Olin alzó la vista con una expresión tan extraña que Vash no logró entenderla.

—He oído decir algo semejante del gran héroe Hiliometes.

—Ah, esto sirve de ejemplo. La mayoría de los que oyen esa historia creen que es un hecho real, que esto fue lo que hizo Melarkh, o en todo caso Hiliometes. —El rey dios alzó la mano, y sus dedales relampaguearon bajo los rayos moribundos del sol—. Pero ésos son los más simples de los simples. Los hombres más inteligentes, los escribientes y los sabios, los líderes de la gente común, dicen: «Claro que Melarkh no pudo haber volado al cielo en un halcón ni robado la Semilla del Nacimiento, pero la historia habla de cómo los hombres valientes deben descubrir los secretos de los dioses, cómo los mortales pueden cambiar su destino». Y las mentes más audaces, los filósofos solitarios que viven lejos de la reprobación ajena, incluso pueden pensar: «Como no hay ningún halcón con tamaño suficiente para llevar a un hombre, quizá la historia de Melarkh subiendo al cielo sea falsa. Y si esa historia es falsa, quizá otras también lo sean. Y si las historias son falsas, quizá todas las historias que cuentan sean mentira. ¡Quizá ni siquiera existan los dioses!». Y ante esa blasfemia se arredran aun los más sabios, pues saben que ese pensamiento derrumbaría el cielo mismo y dejaría a los hombres solos en el vacío.

El autarca bajó la voz para adoptar un tono confidencial, y Vash, maldiciendo sus viejos oídos, tuvo que inclinarse tanto que se le agudizó el dolor de espalda normal. También temía que la baranda crujiera bajo su peso, delatándolo.

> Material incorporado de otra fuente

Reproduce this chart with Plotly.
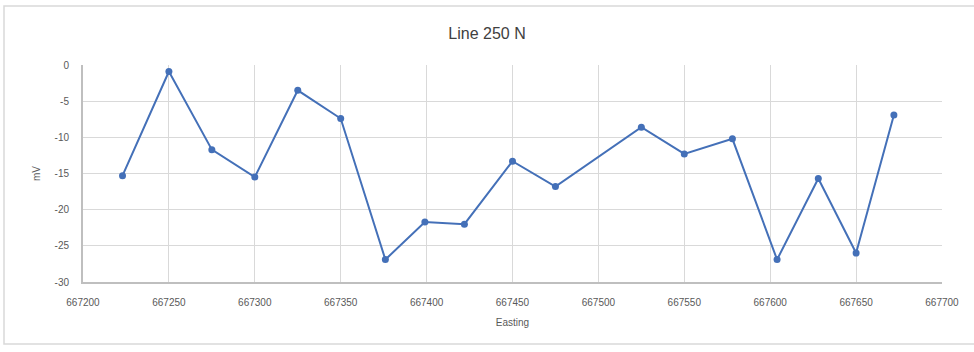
import plotly.graph_objects as go

easting = [667223, 667250, 667275, 667300, 667325, 667350, 667376, 667399, 667422,
           667450, 667475, 667525, 667550, 667578, 667604, 667628, 667650, 667672]
mv = [-15.3, -0.9, -11.7, -15.5, -3.5, -7.4, -26.9, -21.7, -22.0,
      -13.3, -16.8, -8.6, -12.3, -10.2, -26.9, -15.7, -26.0, -6.9]

x_ticks = [667200, 667250, 667300, 667350, 667400, 667450, 667500, 667550, 667600, 667650, 667700]
y_ticks = [0, -5, -10, -15, -20, -25, -30]
y_tick_text = ["0", "-5", "-10", "-15", "-20", "-25", "-30"]

title_text = "Line 250 N"
x_title = "Easting"
y_title = "mV"

fig = go.Figure()
fig.add_trace(go.Scatter(
    x=easting, y=mv, mode="lines+markers",
    line=dict(color="#4470B8", width=2),
    marker=dict(color="#4470B8", size=7),
    showlegend=False,
))

font_family = "Liberation Sans Narrow, Liberation Sans, Arial, sans-serif"
fig.update_layout(
    width=974, height=352,
    margin=dict(l=83, r=32, t=65, b=70),
    paper_bgcolor="white", plot_bgcolor="white",
    title=dict(text=title_text, x=0.5, xanchor="center", y=0.905, yanchor="middle",
               font=dict(family=font_family, size=16, color="#404040")),
    font=dict(family=font_family, color="#595959", size=10),
    xaxis=dict(range=[667200, 667700], tickvals=x_ticks,
               ticktext=[str(v) for v in x_ticks],
               showgrid=True, gridcolor="#d9d9d9", gridwidth=1,
               showline=True, linecolor="#bfbfbf", linewidth=2,
               ticks="", zeroline=False, ticklabelstandoff=10,
               title=dict(text=x_title, font=dict(size=10, color="#595959"), standoff=12),
               tickfont=dict(size=10, color="#595959")),
    yaxis=dict(range=[-30, 0], tickvals=y_ticks, ticktext=y_tick_text,
               showgrid=True, gridcolor="#d9d9d9", gridwidth=1,
               showline=True, linecolor="#bfbfbf", linewidth=2,
               ticks="", zeroline=False, ticklabelstandoff=10,
               title=dict(text=y_title, font=dict(size=10, color="#595959"), standoff=12),
               tickfont=dict(size=10, color="#595959")),
    shapes=[dict(type="rect", xref="paper", yref="paper",
                 x0=-79/859, x1=1 + 40/859, y0=-(344 - 282) / 217, y1=1 + (65 - 6) / 217,
                 line=dict(color="#d9d9d9", width=1.5), layer="below")],
)

fig.write_html("out.html")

—Pero he aquí lo que les digo a todos ellos, los estúpidos, los curiosos y los valientes —continuó el autarca—: ¡Todos tienen razón! Y todos se equivocan, al mismo tiempo. Sólo yo entiendo la verdad. Sólo yo, entre todos los seres vivientes, puedo someter a los dioses a mi voluntad.

Vash aspiró hondo. Nunca había presenciado semejante locura, aunque había presenciado muchas extravagancias del autarca.

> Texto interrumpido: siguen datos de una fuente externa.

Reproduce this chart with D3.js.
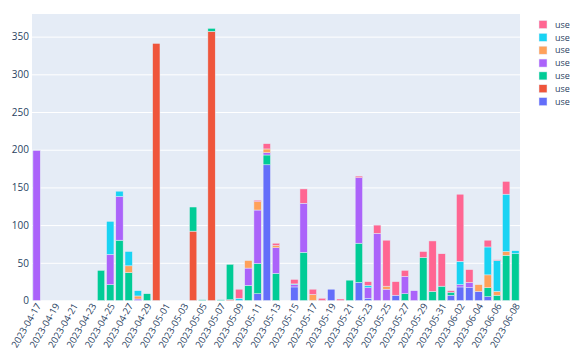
<!DOCTYPE html>
<html><head><meta charset="utf-8">
<script src="https://cdn.jsdelivr.net/npm/d3@7"></script>
<style>body{margin:0;background:#fff;} svg{display:block;font-family:"Open Sans",sans-serif;}</style>
</head><body><svg id="c" width="570" height="350"></svg>
<script>
const dates = ["2023-04-17","2023-04-24","2023-04-25","2023-04-26","2023-04-27","2023-04-28","2023-04-29","2023-04-30",
"2023-05-04","2023-05-05","2023-05-06","2023-05-07","2023-05-08","2023-05-09","2023-05-10","2023-05-11","2023-05-12","2023-05-13",
"2023-05-15","2023-05-16","2023-05-17","2023-05-18","2023-05-19","2023-05-20","2023-05-21","2023-05-22","2023-05-23","2023-05-24",
"2023-05-25","2023-05-26","2023-05-27","2023-05-28","2023-05-29","2023-05-30","2023-05-31","2023-06-01","2023-06-02","2023-06-03",
"2023-06-04","2023-06-05","2023-06-06","2023-06-07","2023-06-08"];
// stacking order bottom -> top
const seriesKeys = ["s1","s2","s3","s4","s5","s6","s7"];
const seriesLabels = ["use","use","use","use","use","use","use"];
const seriesColors = ["#636efa","#EF553B","#00cc96","#ab63fa","#FFA15A","#19d3f3","#FF6692"];
const blue   = [0,0,0,0,0,0,0,0, 0,0,0,0,0,0,0,9,180,0, 18,0,0,0,15,0,0,24,3,0, 0,7,0,0,0,0,0,7,18,17, 12,5,0,0,0];
const red    = [0,0,0,0,0,0,0,341, 92,0,357,0,1,0,0,0,0,0, 0,0,0,0,0,0,0,0,0,0, 0,0,0,0,0,0,0,0,0,0, 0,0,0,0,0];
const green  = [0,40,21,80,37,0,9,0, 32,1,4,1,47,0,20,40,13,36, 0,64,0,0,0,0,27,52,0,0, 0,0,9,0,57,12,19,4,0,0, 0,12,7,60,62];
const purple = [199,0,40,58,0,2,0,0, 0,0,0,0,0,0,23,71,3,34, 3,65,0,0,0,0,0,87,14,89, 15,0,23,13,0,0,0,0,3,7, 0,0,0,0,0];
const orange = [0,0,0,0,9,4,0,0, 0,0,0,0,0,0,10,11,5,3, 0,0,8,0,0,0,0,0,0,0, 4,0,0,0,0,0,0,0,0,0, 9,17,5,5,0];
const cyan   = [0,0,44,7,19,7,0,0, 0,0,0,0,0,3,0,0,0,0, 1,0,0,0,0,0,0,0,3,0, 0,0,0,0,0,0,0,0,31,0, 0,37,41,76,4];
const pink   = [0,0,0,0,0,0,0,0, 0,0,0,0,0,12,0,2,7,3, 6,19,7,3,0,2,0,2,5,11, 61,18,8,0,8,67,43,2,89,17, 0,9,1,17,0];
const seriesValues = [blue, red, green, purple, orange, cyan, pink];
const xTickLabels = ["2023-04-17","2023-04-19","2023-04-21","2023-04-23","2023-04-25","2023-04-27","2023-04-29","2023-05-01",
"2023-05-03","2023-05-05","2023-05-07","2023-05-09","2023-05-11","2023-05-13","2023-05-15","2023-05-17","2023-05-19","2023-05-21",
"2023-05-23","2023-05-25","2023-05-27","2023-05-29","2023-05-31","2023-06-02","2023-06-04","2023-06-06","2023-06-08"];
const yTicks = [0,50,100,150,200,250,300,350];

const svg = d3.select("#c");
const L = 32, R = 520, T = 14, B = 300.5;
const DAY = 86400000;
const parse = s => new Date(s + "T00:00:00Z");
const x = d3.scaleUtc().domain([new Date(parse("2023-04-17") - DAY/2), new Date(+parse("2023-06-08") + DAY/2)]).range([L, R]);
const y = d3.scaleLinear().domain([0, 380]).range([B, T]);
const textColor = "#2a3f5f";

svg.append("rect").attr("x", L).attr("y", T).attr("width", R - L).attr("height", B - T).attr("fill", "#E5ECF6");

// y grid + labels
const yAxis = d3.axisLeft(y).tickValues(yTicks).tickSize(-(R - L)).tickPadding(3);
const gy = svg.append("g").attr("transform", `translate(${L},0)`).call(yAxis);
gy.select(".domain").remove();
gy.selectAll(".tick line").attr("stroke", "#fff").attr("stroke-width", 1);
gy.selectAll(".tick text").attr("fill", textColor).attr("font-size", 10).attr("font-family", "Open Sans");

// stacked bars
const table = dates.map((d, i) => {
  const o = { date: d };
  seriesKeys.forEach((n, k) => o[n] = seriesValues[k][i]);
  return o;
});
const stack = d3.stack().keys(seriesKeys)(table);
const bw = 0.8 * DAY;
stack.forEach((layer, k) => {
  svg.append("g").selectAll("rect").data(layer.filter(s => s[1] - s[0] > 0)).join("rect")
    .attr("x", s => x(new Date(+parse(s.data.date) - bw/2)))
    .attr("width", s => x(new Date(+parse(s.data.date) + bw/2)) - x(new Date(+parse(s.data.date) - bw/2)))
    .attr("y", s => y(s[1]))
    .attr("height", s => y(s[0]) - y(s[1]))
    .attr("fill", seriesColors[k])
    .attr("stroke", "#E5ECF6").attr("stroke-width", 0.5);
});

// x axis labels
const xAxis = d3.axisBottom(x).tickValues(xTickLabels.map(parse)).tickSize(0).tickFormat(d3.utcFormat("%Y-%m-%d"));
const gx = svg.append("g").attr("transform", `translate(1.5,${B + 3.5})`).call(xAxis);
gx.select(".domain").remove();
gx.selectAll(".tick text")
  .attr("fill", textColor).attr("font-size", 9.5).attr("font-family", "Open Sans")
  .attr("text-anchor", "end").attr("y", 0).attr("dy", "0.35em")
  .attr("transform", "rotate(-60)");

// legend (top of stack first)
const lg = svg.append("g").attr("transform", "translate(539,0)");
const order = d3.range(seriesKeys.length).reverse();
order.forEach((k, i) => {
  const cy = 24.5 + i * 12.85;
  lg.append("rect").attr("x", 0).attr("y", cy - 4).attr("width", 8).attr("height", 8)
    .attr("fill", seriesColors[k]).attr("stroke", "#E5ECF6").attr("stroke-width", 0.5);
  lg.append("text").attr("x", 16).attr("y", cy).attr("dy", "0.35em")
    .attr("font-size", 9).attr("font-family", "Open Sans").attr("fill", textColor).text(seriesLabels[k]);
});
</script></body></html>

—No… entiendo —dijo Olin con voz débil.

—Ah, creo que sí me entiendes. O al menos entiendes hacia dónde apunto, porque tú también has pensado estas cosas. Confiésalo, Olin, te sorprende oír tales ideas, ideas más exaltadas pero no tan distintas de las tuyas, en labios de uno que consideras tan diferente de ti. Bien, tienes razón. Soy diferente. Porque tú has aprendido estos secretos y concebido estos pensamientos en las honduras de la desesperación, tratando de averiguar por qué tú y tu linaje estáis malditos, pero yo he tenido la audacia de decir: «Busco estos secretos, pero no seré el yunque sino el martillo. Soy yo quien impondrá la forma». —El autarca soltó otra carcajada—. Verás, sé lo que hay debajo de tu castillo, Olin de Marca Sur. Conozco la maldición que tu familia padece desde hace generaciones, y conozco la causa. Pero, a diferencia de ti, yo someteré ese poder a mi voluntad. ¡A diferencia de ti, no permitiré que el cielo me domine con antiguas historias y advertencias infantiles! ¡El poder de los dioses será mío… y luego castigaré al cielo por tratar de negármelo!

Cuando el autarca regresó a su camarote, el rey Olin permaneció junto a la borda, mirando el agua en silencio. Pinimmon Vash, que sentía dolor en las rodillas, no se atrevía a moverse por temor a que el rey norteño reparase en él. Al fin, Olin dio media vuelta y dejó que sus guardias lo llevaran de vuelta a su camarote. Por un instante Vash pudo ver claramente el rostro del rey extranjero, con la piel tan floja y pálida como si estuviera muerto. Más aún, el extranjero no sólo parecía haber visto su propia muerte, sino el final de todo lo que amaba.

Pinimmon Vash, que nunca había derrochado una gota de piedad en los demás, pensó en la palidez de Olin y deseó que los dioses fueran misericordiosos con el rey norteño y esa noche lo dejaran morir en sueños.